One small bit of criticism, if you are going to take pictures of birds (or anything for that matter) get a better camera. There's nothing worse than a noise filled blurry picture of anything.

Ken Mac said...

I can learn something here.

altadenahiker said...

I liked Blue Girls, I liked it a lot. Simple, and a simply beautiful metaphor. If anyone thinks this is just about women, they're wrong.

Banjo52 said...

I've tried to respond to most of you in the next post, May 3.

Ken, good! Same thing at your place--how to visit NY without sitting in mass transit . . .

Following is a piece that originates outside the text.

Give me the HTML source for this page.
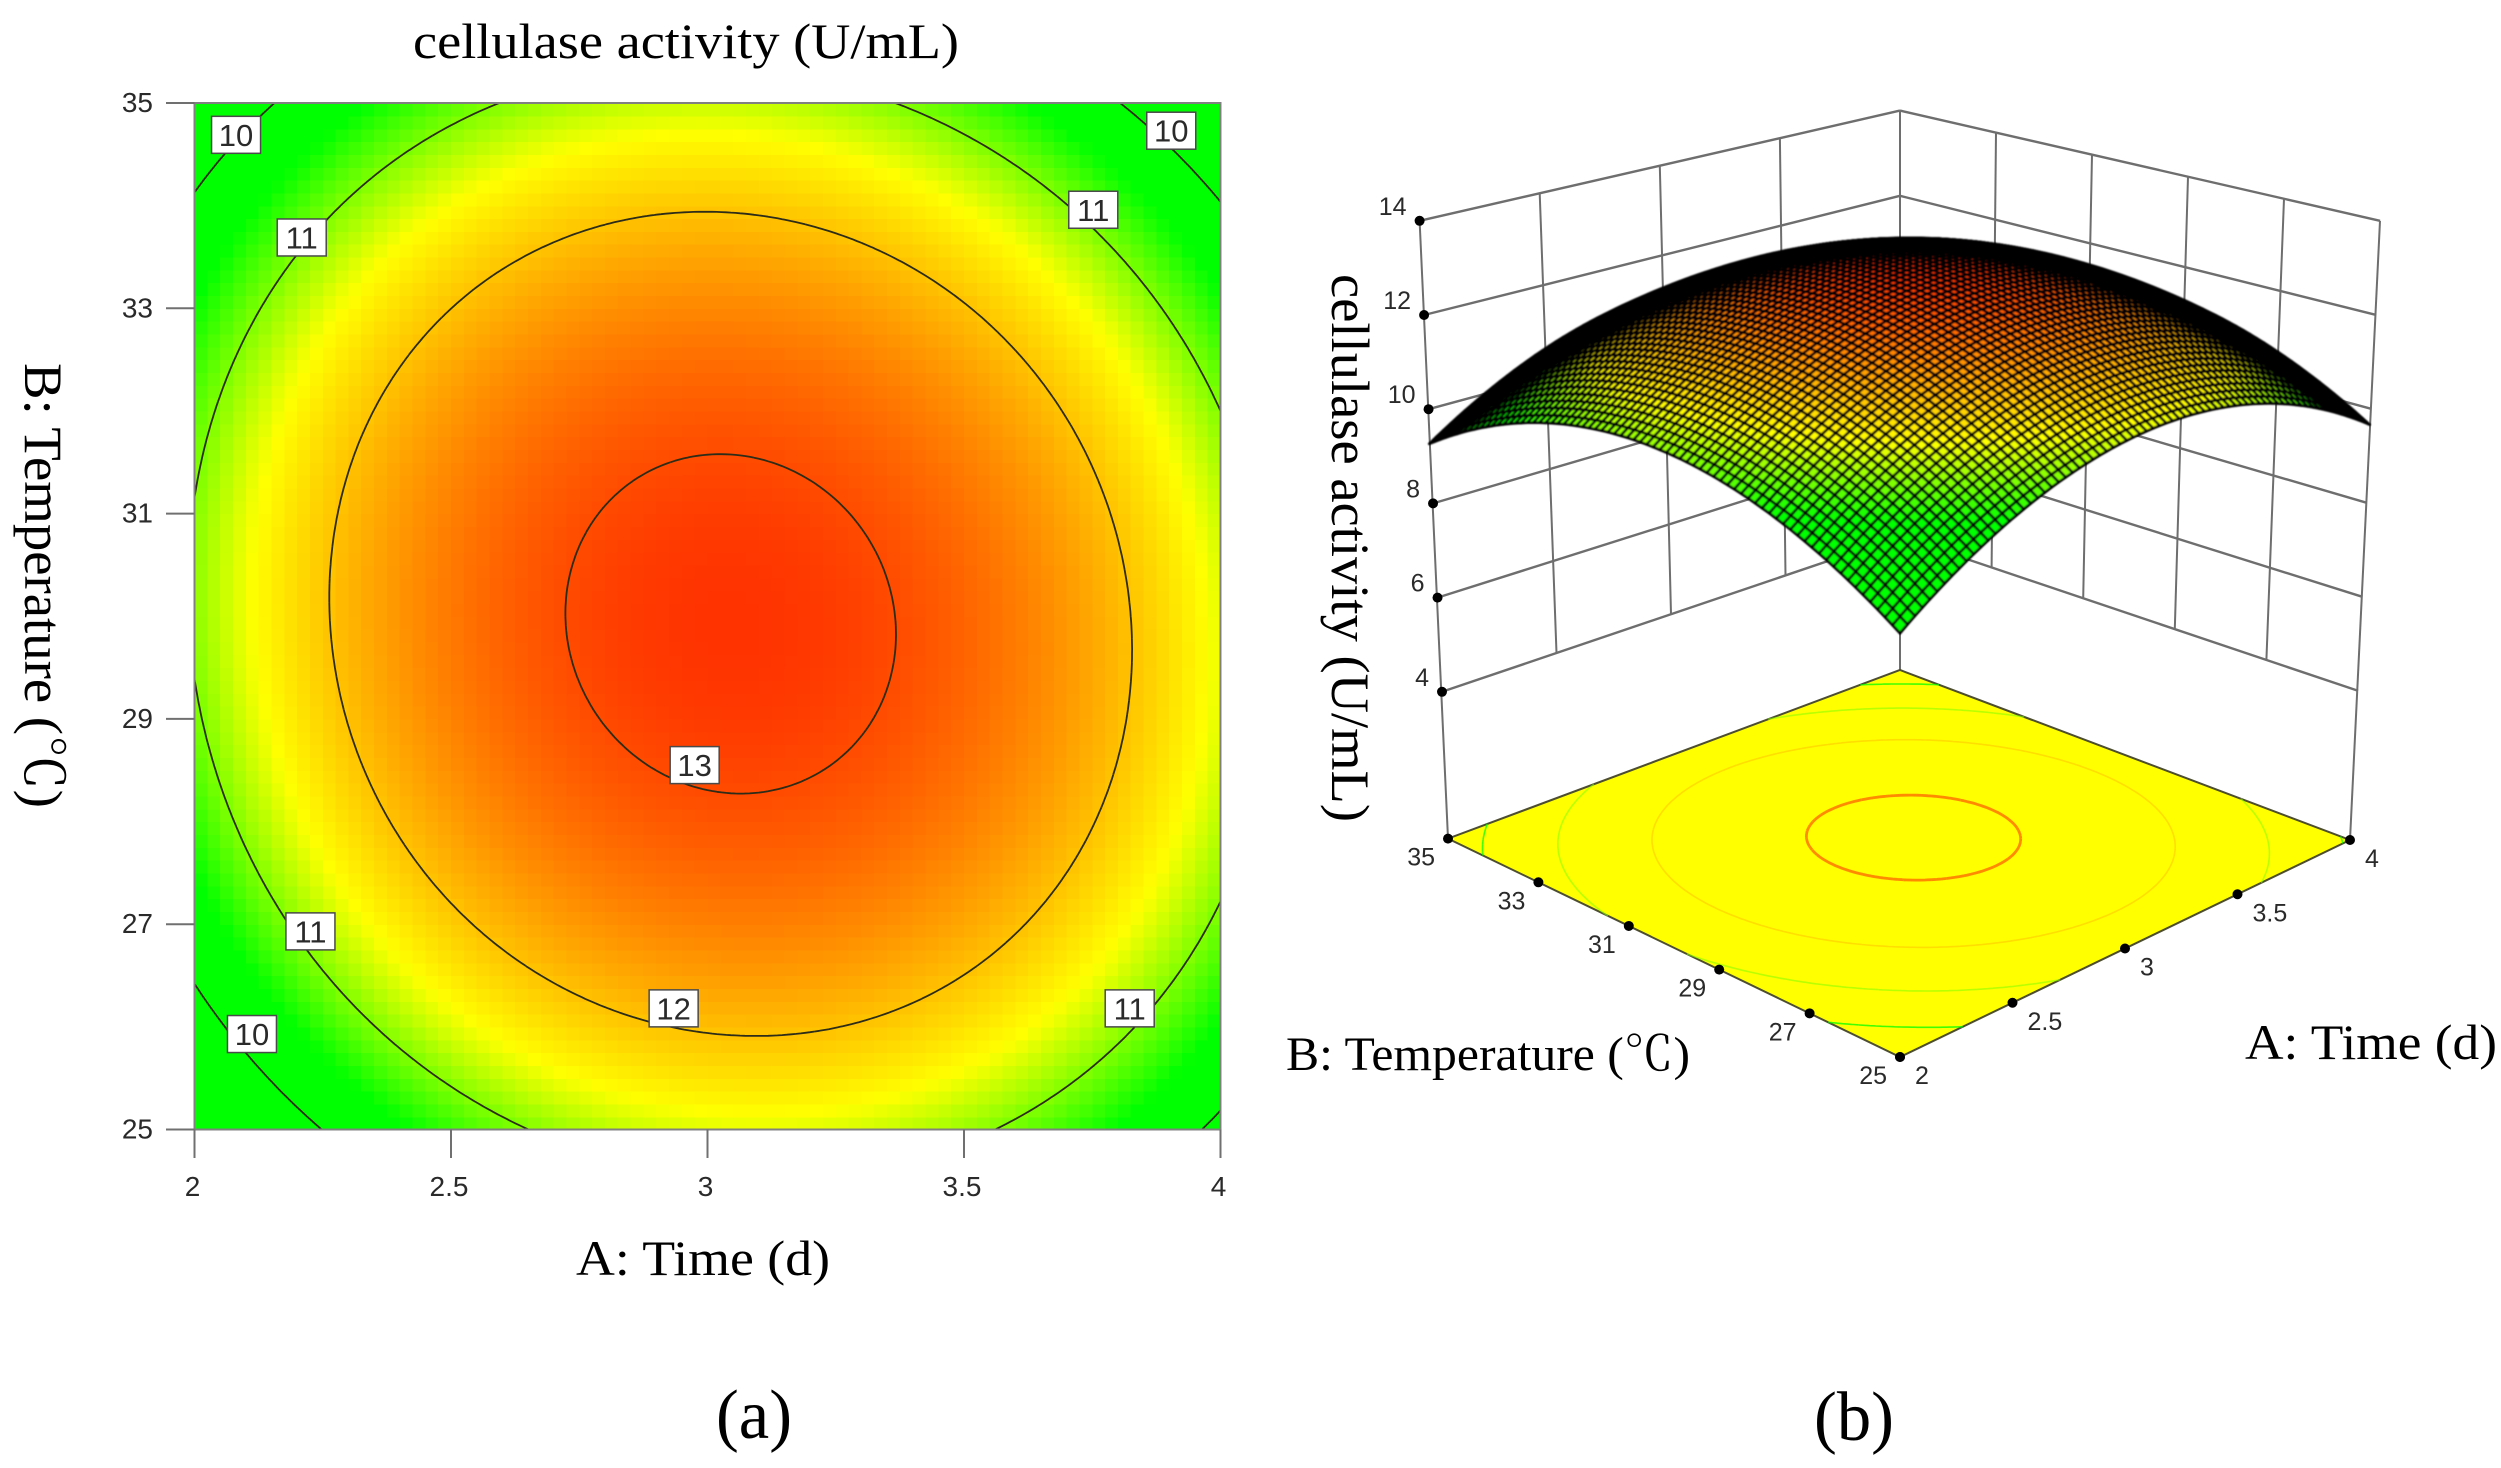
<!DOCTYPE html>
<html lang="en">
<head>
<meta charset="utf-8">
<title>Cellulase activity response surface</title>
<style>
html,body{margin:0;padding:0;background:#fff;}
svg{display:block;}
.serif{font-family:"Liberation Serif","Noto Serif CJK SC",serif;fill:#000;}
.tick{font-family:"Liberation Sans",sans-serif;fill:#2a2a2a;}
</style>
</head>
<body>
<svg id="figure" xmlns="http://www.w3.org/2000/svg" width="2501" height="1468" viewBox="0 0 2501 1468">
  <defs>
    <filter id="meshSoften" x="-5%" y="-5%" width="110%" height="110%"><feGaussianBlur stdDeviation="0.8"/></filter>
  </defs>
  <g id="contourPanel"></g>
  <g id="surfacePanel"></g>

  <text class="serif" x="413" y="58" font-size="50" textLength="546" lengthAdjust="spacingAndGlyphs">cellulase activity (U/mL)</text>
  <text class="serif" x="576" y="1275" font-size="50" textLength="254" lengthAdjust="spacingAndGlyphs">A: Time (d)</text>
  <text class="serif" transform="translate(25,363) rotate(90)" font-size="54" textLength="445" lengthAdjust="spacingAndGlyphs">B: Temperature (℃)</text>
  <text class="serif" x="716" y="1438" font-size="70" textLength="76" lengthAdjust="spacingAndGlyphs">(a)</text>

  <text class="serif" transform="translate(1332,274) rotate(90)" font-size="54" textLength="548" lengthAdjust="spacingAndGlyphs">cellulase activity (U/mL)</text>
  <text class="serif" x="1286" y="1070" font-size="48" textLength="404" lengthAdjust="spacingAndGlyphs">B: Temperature (℃)</text>
  <text class="serif" x="2245" y="1059" font-size="50" textLength="252" lengthAdjust="spacingAndGlyphs">A: Time (d)</text>
  <text class="serif" x="1814" y="1440" font-size="70" textLength="80" lengthAdjust="spacingAndGlyphs">(b)</text>
</svg>
<script>
// Factor levels and the response at those levels.
const timeLevels = [2, 3, 4];
const tempLevels = [25, 30, 35];
const activityAt25 = [9.08, 11.37, 9.88];
const activityAt30 = [11.05, 13.20, 11.40];
const activityAt35 = [9.47, 11.28, 9.32];

// Axis tick labels.
const timeTicks = [2, 2.5, 3, 3.5, 4];
const tempTicks = [25, 27, 29, 31, 33, 35];
const zTicks = [4, 6, 8, 10, 12, 14];
const contourLevels = [10, 11, 12, 13];

// Contour labels (placed at data coordinates).
const labelLevels = [10, 10, 11, 11, 13, 12, 11, 11, 10];
const labelTimes = [2.081, 3.904, 2.209, 3.752, 2.975, 2.934, 2.226, 3.823, 2.112];
const labelTemps = [34.69, 34.73, 33.69, 33.96, 28.55, 26.18, 26.93, 26.18, 25.93];

const NS = 'http://www.w3.org/2000/svg';
const activityRows = [activityAt25, activityAt30, activityAt35];

function make(parent, tag, attrs) {
  const el = document.createElementNS(NS, tag);
  for (const k in attrs) el.setAttribute(k, attrs[k]);
  parent.appendChild(el);
  return el;
}
function basis(nodes, x, i) {
  let r = 1;
  for (let j = 0; j < nodes.length; j++) {
    if (j !== i) r *= (x - nodes[j]) / (nodes[i] - nodes[j]);
  }
  return r;
}
function activity(t, T) {
  let s = 0;
  for (let r = 0; r < tempLevels.length; r++) {
    const bT = basis(tempLevels, T, r);
    for (let c = 0; c < timeLevels.length; c++) {
      s += bT * basis(timeLevels, t, c) * activityRows[r][c];
    }
  }
  return s;
}
function rampColor(v) {
  let r, g;
  if (v <= 10.5) { r = 0; g = 255; }
  else if (v <= 11.5) { r = Math.round(255 * (v - 10.5)); g = 255; }
  else { r = 255; g = Math.max(40, Math.round(255 - (v - 11.5) * 120)); }
  return 'rgb(' + r + ',' + g + ',0)';
}
function isoSegments(level, res, mapper) {
  const tMin = timeTicks[0], tMax = timeTicks[timeTicks.length - 1];
  const TMin = tempTicks[0], TMax = tempTicks[tempTicks.length - 1];
  let d = '';
  const vals = [];
  for (let j = 0; j <= res; j++) {
    const row = [];
    for (let i = 0; i <= res; i++) {
      row.push(activity(tMin + (tMax - tMin) * i / res, TMin + (TMax - TMin) * j / res));
    }
    vals.push(row);
  }
  const dt = (tMax - tMin) / res, dT = (TMax - TMin) / res;
  for (let j = 0; j < res; j++) {
    for (let i = 0; i < res; i++) {
      const t0 = tMin + i * dt, T0 = TMin + j * dT;
      const c = [vals[j][i], vals[j][i + 1], vals[j + 1][i + 1], vals[j + 1][i]];
      const p = [[t0, T0], [t0 + dt, T0], [t0 + dt, T0 + dT], [t0, T0 + dT]];
      const hits = [];
      for (let e = 0; e < 4; e++) {
        const a = c[e], b = c[(e + 1) % 4];
        if ((a < level) !== (b < level)) {
          const f = (level - a) / (b - a);
          const q = p[e], w = p[(e + 1) % 4];
          hits.push(mapper(q[0] + (w[0] - q[0]) * f, q[1] + (w[1] - q[1]) * f));
        }
      }
      if (hits.length >= 2) {
        d += 'M' + hits[0][0].toFixed(1) + ' ' + hits[0][1].toFixed(1) +
             'L' + hits[1][0].toFixed(1) + ' ' + hits[1][1].toFixed(1);
      }
    }
  }
  return d;
}

/* ---------- Panel (a): contour plot ---------- */
const panelA = document.getElementById('contourPanel');
const plotLeft = 194.5, plotRight = 1220.5, plotTop = 103, plotBottom = 1129.5;
function xTime(t) { return plotLeft + (t - 2) / 2 * (plotRight - plotLeft); }
function yTemp(T) { return plotBottom - (T - 25) / 10 * (plotBottom - plotTop); }

const heatCells = 80;
const heatGroup = make(panelA, 'g', {'shape-rendering': 'crispEdges'});


for (let j = 0; j < heatCells; j++) {
  for (let i = 0; i < heatCells; i++) {
    const t0 = 2 + 2 * i / heatCells, t1 = 2 + 2 * (i + 1) / heatCells;
    const T0 = 25 + 10 * j / heatCells, T1 = 25 + 10 * (j + 1) / heatCells;
    const cell = make(heatGroup, 'rect', {
      x: xTime(t0).toFixed(2), y: yTemp(T1).toFixed(2),
      width: (xTime(t1) - xTime(t0) + 0.6).toFixed(2),
      height: (yTemp(T0) - yTemp(T1) + 0.6).toFixed(2),
      fill: rampColor(activity((t0 + t1) / 2, (T0 + T1) / 2))
    });
    
    
  }
}
contourLevels.forEach(function (lv) {
  const line = make(panelA, 'path', {
    d: isoSegments(lv, 220, function (t, T) { return [xTime(t), yTemp(T)]; }),
    fill: 'none', stroke: '#2c2c18', 'stroke-width': 1.8
  });
  
  
});
const frameA = make(panelA, 'rect', {
  x: plotLeft, y: plotTop, width: plotRight - plotLeft, height: plotBottom - plotTop,
  fill: 'none', stroke: '#808080', 'stroke-width': 2
});



tempTicks.forEach(function (T) {
  const tk = make(panelA, 'line', {x1: 166, x2: plotLeft, y1: yTemp(T), y2: yTemp(T), stroke: '#707070', 'stroke-width': 2});
  
  
  const lb = make(panelA, 'text', {'class': 'tick', x: 153, y: yTemp(T) + 9, 'font-size': 28, 'text-anchor': 'end'});
  lb.textContent = T;
  
  
});
timeTicks.forEach(function (t) {
  const tk = make(panelA, 'line', {x1: xTime(t), x2: xTime(t), y1: plotBottom, y2: 1158, stroke: '#707070', 'stroke-width': 2});
  
  
  const lb = make(panelA, 'text', {'class': 'tick', x: xTime(t) - 2, y: 1196, 'font-size': 28, 'text-anchor': 'middle'});
  lb.textContent = t;
  
  
});
labelLevels.forEach(function (lv, i) {
  const cx = xTime(labelTimes[i]), cy = yTemp(labelTemps[i]);
  const box = make(panelA, 'rect', {
    x: cx - 24.5, y: cy - 18.5, width: 49, height: 37,
    fill: '#fff', stroke: '#4a4a4a', 'stroke-width': 1.5
  });
  
  
  const lb = make(panelA, 'text', {'class': 'tick', x: cx, y: cy + 11, 'font-size': 31, 'text-anchor': 'middle'});
  lb.textContent = lv;
  
  
});

/* ---------- Panel (b): 3D surface ---------- */
const panelB = document.getElementById('surfacePanel');
const floorF = [1900, 1057], floorR = [2350, 840], floorL = [1448, 838.6], floorB = [1900, 670];
const zFloor = 0.85, axisX = 1900, lean = 0.000105;
const scaleF = 51.5, scaleL = 45.8, scaleR = 46, scaleB = 43;

const hdx1 = floorR[0] - floorB[0], hdx2 = floorL[0] - floorB[0];
const hdy1 = floorR[1] - floorB[1], hdy2 = floorL[1] - floorB[1];
const hsx = floorF[0] - floorR[0] + floorB[0] - floorL[0];
const hsy = floorF[1] - floorR[1] + floorB[1] - floorL[1];
const hdet = hdx1 * hdy2 - hdx2 * hdy1;
const hg = (hsx * hdy2 - hdx2 * hsy) / hdet;
const hh = (hdx1 * hsy - hsx * hdy1) / hdet;

function floorPoint(a, b) {
  const w = 1 + hg * a + hh * b;
  return [
    ((floorR[0] * (1 + hg) - floorF[0]) * a + (floorL[0] * (1 + hh) - floorF[0]) * b + floorF[0]) / w,
    ((floorR[1] * (1 + hg) - floorF[1]) * a + (floorL[1] * (1 + hh) - floorF[1]) * b + floorF[1]) / w
  ];
}
function project(t, T, z) {
  const a = (t - 2) / 2, b = (T - 25) / 10;
  const f = floorPoint(a, b);
  const s = (1 - a) * (1 - b) * scaleF + a * (1 - b) * scaleR + (1 - a) * b * scaleL + a * b * scaleB;
  const h = (z - zFloor) * s;
  return [f[0] + (f[0] - axisX) * lean * h, f[1] - h];
}
function lerp(p, q, f) { return [p[0] + (q[0] - p[0]) * f, p[1] + (q[1] - p[1]) * f]; }
function leftAxis(z) { return [1419.6 + (14 - z) * 2.24, 220.8 + (14 - z) * 47.1]; }
function rightAxis(z) { return [2380 - (14 - z) * 2.2, 220.8 + (14 - z) * 47]; }
function backAxis(z) { return [1900, 110.6 + (14 - z) * 42.6]; }

const wallStroke = '#6e6e6e';
function wallLine(p, q, name, w) {
  const ln = make(panelB, 'line', {x1: p[0], y1: p[1], x2: q[0], y2: q[1], stroke: wallStroke, 'stroke-width': w});
  
  
}
zTicks.forEach(function (z) {
  wallLine(leftAxis(z), backAxis(z), 'left-wall-gridline', 2.4);
  wallLine(rightAxis(z), backAxis(z), 'right-wall-gridline', 2.4);
});
timeTicks.forEach(function (t) {
  const f = (t - 2) / 2;
  if (f > 0 && f < 1) {
    wallLine(lerp(leftAxis(14), backAxis(14), f), lerp(leftAxis(4), backAxis(4), f), 'left-wall-vertical', 2);
  }
});
tempTicks.forEach(function (T) {
  const f = (T - 25) / 10;
  if (f > 0 && f < 1) {
    wallLine(lerp(rightAxis(14), backAxis(14), f), lerp(rightAxis(4), backAxis(4), f), 'right-wall-vertical', 2);
  }
});
wallLine(leftAxis(14), floorL, 'left-corner-axis', 2);
wallLine(rightAxis(14), floorR, 'right-corner-axis', 2);
wallLine(backAxis(14), floorB, 'back-corner-axis', 2);

const floorPoly = make(panelB, 'polygon', {
  points: [floorF, floorR, floorB, floorL].map(function (p) { return p.join(','); }).join(' '),
  fill: '#ffff00', stroke: '#4d4d30', 'stroke-width': 2
});


contourLevels.forEach(function (lv) {
  const line = make(panelB, 'path', {
    d: isoSegments(lv, 160, function (t, T) { return floorPoint((t - 2) / 2, (T - 25) / 10); }),
    fill: 'none', stroke: rampColor(lv), 'stroke-width': lv === 13 ? 2.8 : 1.6,
    'stroke-opacity': lv === 13 ? 0.65 : (lv === 10 ? 0.75 : 0.55)
  });
  
  
});

function dot(p, name) {
  const c = make(panelB, 'circle', {cx: p[0], cy: p[1], r: 5, fill: '#000'});
  
  
}
zTicks.forEach(function (z) {
  const p = leftAxis(z);
  dot(p, 'z-tick-dot');
  const lb = make(panelB, 'text', {'class': 'tick', x: p[0] - 13, y: p[1] - 6, 'font-size': 25, 'text-anchor': 'end'});
  lb.textContent = z;
  
  
});
tempTicks.forEach(function (T) {
  const p = lerp(floorF, floorL, (T - 25) / 10);
  dot(p, 'temperature-tick-dot');
  const lb = make(panelB, 'text', {'class': 'tick', x: p[0] - 13, y: p[1] + 27, 'font-size': 25, 'text-anchor': 'end'});
  lb.textContent = T;
  
  
});
timeTicks.forEach(function (t) {
  const p = lerp(floorF, floorR, (t - 2) / 2);
  dot(p, 'time-tick-dot');
  const lb = make(panelB, 'text', {'class': 'tick', x: p[0] + 15, y: p[1] + 27, 'font-size': 25, 'text-anchor': 'start'});
  lb.textContent = t;
  
  
});

const meshCells = 72;
const meshGroup = make(panelB, 'g', {stroke: '#000', 'stroke-width': 2.7, 'stroke-linejoin': 'round', filter: 'url(#meshSoften)'});


// Painter's order: back corner (time 4, temp 35) to front corner (time 2, temp 25).
for (let j = meshCells - 1; j >= 0; j--) {
  for (let i = meshCells - 1; i >= 0; i--) {
    const t0 = 2 + 2 * i / meshCells, t1 = 2 + 2 * (i + 1) / meshCells;
    const T0 = 25 + 10 * j / meshCells, T1 = 25 + 10 * (j + 1) / meshCells;
    const corners = [[t0, T0], [t1, T0], [t1, T1], [t0, T1]];
    const pts = corners.map(function (c) {
      return project(c[0], c[1], activity(c[0], c[1])).map(function (n) { return n.toFixed(1); }).join(',');
    }).join(' ');
    const quad = make(meshGroup, 'polygon', {
      points: pts,
      fill: rampColor(activity((t0 + t1) / 2, (T0 + T1) / 2))
    });
    
    
  }
}
</script>
</body>
</html>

Such A One, thanks? Do you have a specific suggestion about cameras? You realize money doesn't grow on trees, at least not in Michigan. Even if it did, I'd be slow to get one of those 14" or so telephotos and a tripod. I tried something like that in the days before digital, and it made photography work and nuisance. But I do still consider upgrading--yes, for the birds.

Anonymous said...

I think Blue Girls is about a man who had his heart broken by a "blue girl". The poem is more about attachment to others than it is to one's own beauty, and how the speaker appears both lonely and distant, observing others' happiness not with contentment, or even admiration, but with the wish he had for himself and a blue girl, that never came to pass, and he has not been successful at moving on.

Banjo52 said...

Anonymous, that works for me, and I think it can coexist with most of what the others said. Thanks for the visit. Have you seen that I finally replied? Sorry to take so long.